Polish Jews Need American Relief to Survive, Says JTA Correspondent on Arrival Here

The surviving Jews in the liberated section of Poland are desperately in need of assistance and are depending on American Jewish relief groups to provide food, clothing, medicine and other vitally needed supplies, according to Raymond A. Davies, Jewish Telegraphic Agency correspondent in Moscow, who has just arrived here. Davies was the first American Jewish correspondent to visit Poland.

Although the Nazi occupation has left the few Jewish survivors broken in both body and spirit, he said that a basis for a revival of the Jewish community exists if aid is received soon and in large quantities. Davies estimated that there are 20,000 Jews in the section of Poland east of the Curzon line; another 20,000 in the liberated area west of the Curzon line; and about 100,000 in the territory still occupied by the Germans.

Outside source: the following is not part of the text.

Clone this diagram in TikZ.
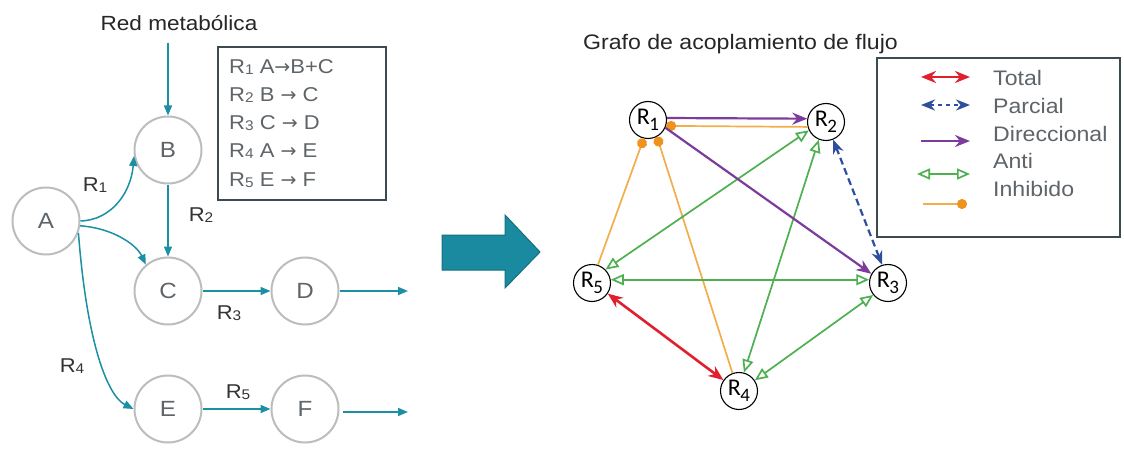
\documentclass[tikz,border=0pt]{standalone}
\usepackage{fontspec}
\setmainfont{Liberation Sans}[FakeStretch=1.1]
\newfontfamily\carl{Carlito}
\newfontfamily\djv{DejaVu Sans}
\usetikzlibrary{arrows.meta}
\definecolor{tealc}{HTML}{1B8FA3}
\definecolor{circg}{HTML}{BDBDBD}
\definecolor{txtg}{HTML}{5E6468}
\definecolor{boxc}{HTML}{3C4A52}
\definecolor{bigf}{HTML}{1A8AA0}
\definecolor{bigd}{HTML}{136F80}
\definecolor{redc}{HTML}{E0202C}
\definecolor{bluec}{HTML}{2E4F9E}
\definecolor{purc}{HTML}{7B3C9C}
\definecolor{grnc}{HTML}{4EB050}
\definecolor{orc}{HTML}{F2AE4A}
\definecolor{ordot}{HTML}{F0921E}
\newcommand\fs[1]{\fontsize{#1}{#1}\selectfont}
\newcommand\rl[1]{R\raisebox{-1pt}{\fs{14}#1}}
\newcommand\rn[1]{R\kern-0.5pt\raisebox{-6.5pt}{\fs{19}#1}}
\newcommand\ar{{\djv\fs{19}→}}
\begin{document}
\begin{tikzpicture}[x=1pt,y=-1pt,
  met/.style={circle,draw=circg,line width=2pt,minimum size=67pt,inner sep=0pt,font=\fs{22},text=txtg},
  tar/.style={draw=tealc,line width=1.5pt,-{Triangle[length=10pt,width=8pt]}},
  lab/.style={font=\fs{20},text=black!80,inner sep=0pt},
  rnode/.style={circle,draw=black,line width=1.1pt,minimum size=37pt,inner sep=0pt,font=\carl\fs{24},text=black},
  tot/.style={draw=redc,line width=2.6pt,{Stealth[length=15pt,width=12pt]}-{Stealth[length=15pt,width=12pt]}},
  par/.style={draw=bluec,line width=2.2pt,dash pattern=on 7pt off 4pt,{Stealth[length=14pt,width=11pt]}-{Stealth[length=14pt,width=11pt]}},
  dir/.style={draw=purc,line width=2.2pt,-{Stealth[length=15pt,width=12pt]}},
  anti/.style={draw=grnc,line width=1.7pt,{Triangle[open,length=13pt,width=11pt]}-{Triangle[open,length=13pt,width=11pt]}},
  inh/.style={draw=orc,line width=1.7pt,-{Circle[length=10pt,color=ordot,fill=ordot]}},
  legt/.style={anchor=west,font=\fs{21},text=txtg,inner sep=0pt},
  boxt/.style={anchor=west,font=\fs{20},text=txtg,inner sep=0pt}]
\useasboundingbox (0,0) rectangle (1124,468);
\fill[white] (0,0) rectangle (1124,468);

% ---------- left: metabolic network ----------
\node[font=\fs{20.5},text=black!85] (title1) at (179,23) {Red metabólica};
\node[met] (A) at (46,221) {A};
\node[met] (B) at (168,150) {B};
\node[met] (C) at (168,291) {C};
\node[met] (D) at (305,291) {D};
\node[met] (E) at (168,409) {E};
\node[met] (F) at (305,409) {F};
\coordinate (top) at (168,43);
\coordinate (Dout) at (408,291);
\coordinate (Fs) at (343,412);
\coordinate (Fe) at (408,412);

\draw[tar] (top) -- (B.north);
\draw[tar] (A.east) .. controls (112,220) and (131,192) .. (B.190);
\draw[tar] (A.-8) .. controls (112,228) and (136,244) .. (C.130);
\draw[tar] (A.-20) .. controls (87,345) and (108,396) .. (E.west);
\draw[tar] (B.south) -- (C.north);
\draw[tar] (C.east) -- (D.west);
\draw[tar] (E.east) -- (F.west);
\draw[tar] (D.east) -- (Dout);
\draw[tar] (Fs) -- (Fe);

\node[lab] (l1) at (95,185) {\rl{1}};
\node[lab] (l2) at (201,215) {\rl{2}};
\node[lab] (l3) at (229,313) {\rl{3}};
\node[lab] (l4) at (72,366) {\rl{4}};
\node[lab] (l5) at (238,392) {\rl{5}};

\draw[draw=boxc,line width=2pt] (218,47) rectangle (386,200);
\node[boxt] (b1) at (229,67) {\rl{1} A\ar B+C};
\node[boxt] (b2) at (229,95) {\rl{2} B \ar\ C};
\node[boxt] (b3) at (229,123) {\rl{3} C \ar\ D};
\node[boxt] (b4) at (229,151) {\rl{4} A \ar\ E};
\node[boxt] (b5) at (229,180) {\rl{5} E \ar\ F};

% ---------- big arrow ----------
\filldraw[fill=bigf,draw=bigd,line width=1pt]
  (442,235) -- (505,235) -- (505,215) -- (540,252) -- (505,288) -- (505,270) -- (442,270) -- cycle;

% ---------- right: flux coupling graph ----------
\node[font=\fs{21},text=black!85,anchor=west,inner sep=0pt] (title2) at (583,44) {Grafo de acoplamiento de flujo};

\node[rnode] (R1) at (648,120) {\rn{1}};
\node[rnode] (R2) at (826,122) {\rn{2}};
\node[rnode] (R3) at (888,283) {\rn{3}};
\node[rnode] (R4) at (739,391) {\rn{4}};
\node[rnode] (R5) at (592,283) {\rn{5}};

\draw[inh] (R5.72) -- (R1.257);
\draw[inh] (R4.110) -- (R1.-62);
\draw[inh] (R2.195) -- (R1.-18);
\draw[anti] (R2.206) -- (R5.45);
\draw[anti] (R2.248) -- (R4.75);
\draw[anti] (R5.10) -- (R3.170);
\draw[anti] (R3.219) -- (R4.34);
\draw[dir] (R1.6) -- (R2.170);
\draw[dir] (R1.-24) -- (R3.151);
\draw[par] (R2.-68) -- (R3.108);
\draw[tot] (R5.-34) -- (R4.145);

% legend
\draw[draw=boxc,line width=2pt] (877,58) rectangle (1120,237);
\coordinate (t1) at (921,77);  \coordinate (t2) at (970,77);
\coordinate (p1) at (921,105); \coordinate (p2) at (970,105);
\coordinate (d1) at (921,141); \coordinate (d2) at (970,141);
\coordinate (a1) at (917,174); \coordinate (a2) at (970,174);
\coordinate (i1) at (923,204); \coordinate (i2) at (967,204);
\draw[tot] (t1) -- (t2);
\draw[par,dash pattern=on 4pt off 4pt] (p1) -- (p2);
\draw[dir] (d1) -- (d2);
\draw[anti] (a1) -- (a2);
\draw[inh] (i1) -- (i2);
\node[legt] (lt) at (993,78) {Total};
\node[legt] (lp) at (993,106) {Parcial};
\node[legt] (ld) at (993,134) {Direccional};
\node[legt] (la) at (993,161) {Anti};
\node[legt] (li) at (993,189) {Inhibido};
\end{tikzpicture}
\end{document}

Few responsible officials entertain any hopes that this bast group will survive, he stated. One of the most tragic aspects of the situation, he pointed out, is the almost complete extermination of Polish Jewish children. Up to the time he left Russia, last month, only seven survivors had been registered with the Jewish Committee in Lublin.

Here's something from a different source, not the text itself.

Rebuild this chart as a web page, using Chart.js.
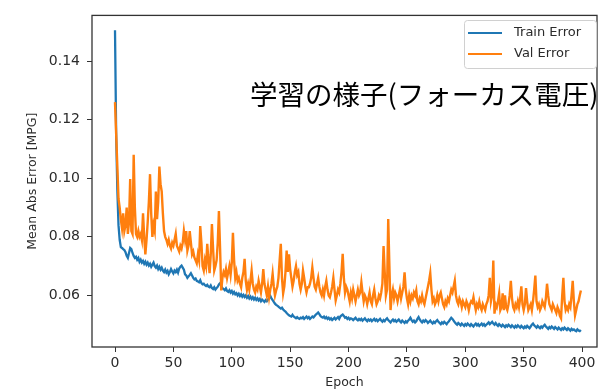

Davies revealed that Polish Jews who had resided in territory west of the Curzon line prior to the war, and who are now in the Soviet Union, are being permitted to return, even though some of them had indicated that they wished to obtain Soviet citizenship. A few have already trickled back. He said that more than 300,000 are in Russia, in addition to a like number who lived east of the Curzon line, in territory which joined the Soviet Union in 1939.

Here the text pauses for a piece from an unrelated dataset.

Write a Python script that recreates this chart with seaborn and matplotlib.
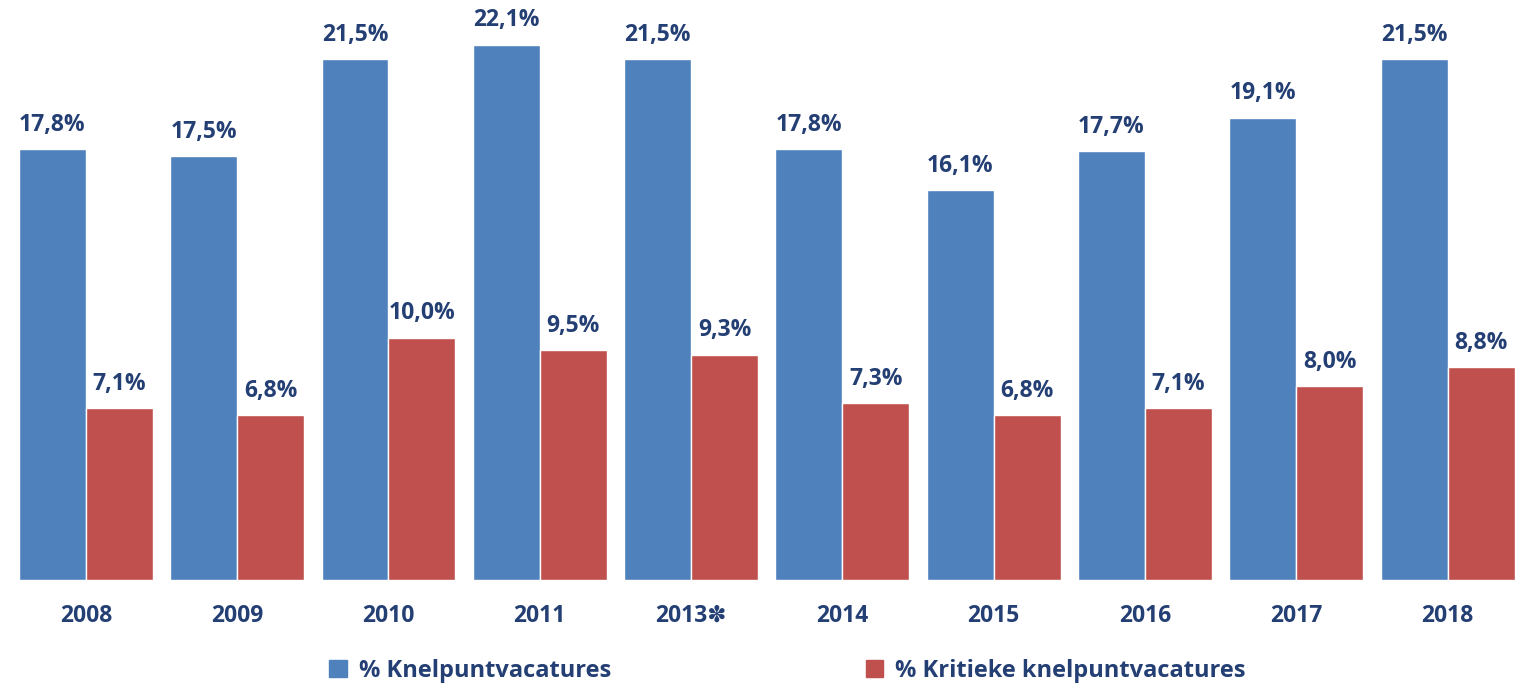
import pandas as pd
import matplotlib.pyplot as plt
import seaborn as sns

years = ['2008', '2009', '2010', '2011', '2013\u273d', '2014', '2015', '2016', '2017', '2018']
knelpunt = [17.8, 17.5, 21.5, 22.1, 21.5, 17.8, 16.1, 17.7, 19.1, 21.5]
kritiek = [7.1, 6.8, 10.0, 9.5, 9.3, 7.3, 6.8, 7.1, 8.0, 8.8]
series = ['% Knelpuntvacatures', '% Kritieke knelpuntvacatures']

df = pd.DataFrame({
    'jaar': years * 2,
    'waarde': knelpunt + kritiek,
    'reeks': [series[0]] * len(years) + [series[1]] * len(years),
})

sns.set_style('white')
plt.rcParams['font.family'] = ['Open Sans', 'DejaVu Sans']
navy = '#243f74'
colors = ['#4f81bd', '#c0504d']

fig = plt.figure(figsize=(15.26, 6.89), dpi=100)
ax = fig.add_axes([0.0067, 0.158, 0.9915, 0.826])
sns.barplot(data=df, x='jaar', y='waarde', hue='reeks', palette=colors,
            width=0.885, saturation=1, ax=ax, legend=False)

for cont in ax.containers:
    labels = [f'{v:.1f}%'.replace('.', ',') for v in cont.datavalues]
    ax.bar_label(cont, labels=labels, padding=9, fontsize=16.5,
                 fontweight='bold', color=navy)

ax.set_ylim(0, 23.5)
ax.set_xlim(-0.5, len(years) - 0.5)
ax.set_xlabel('')
ax.set_ylabel('')
ax.set_yticks([])
ax.tick_params(axis='x', length=0, pad=17, labelsize=16.5, labelcolor=navy)
for lbl in ax.get_xticklabels():
    lbl.set_fontweight('bold')
for s in ax.spines.values():
    s.set_visible(False)

handles = [plt.Rectangle((0, 0), 1, 1, color=c) for c in colors]
fig.legend(handles, series, loc='lower center', ncol=2, frameon=False,
           bbox_to_anchor=(0.516, -0.022), handlelength=0.75, handleheight=0.75,
           handletextpad=0.5, columnspacing=10.8,
           prop={'size': 17, 'weight': 'bold'}, labelcolor=navy)

fig.savefig('out.png', dpi=100)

Pressed for details of what he saw at the Maidanak death camp, where an estimated 1,500,000 Jews were killed, Davies said that it defied description. He saw mounds of human ashes ten times as large as an average room, and personal belongings of thousands of families scattered about. He brought home with him, an urn of ashes, some crystals of the cyclone gas which was used in the asphyxiation chambers, a child’s shoe, taken from a pile of 90,000, and a family album belonging to a Jewish family of Vienna.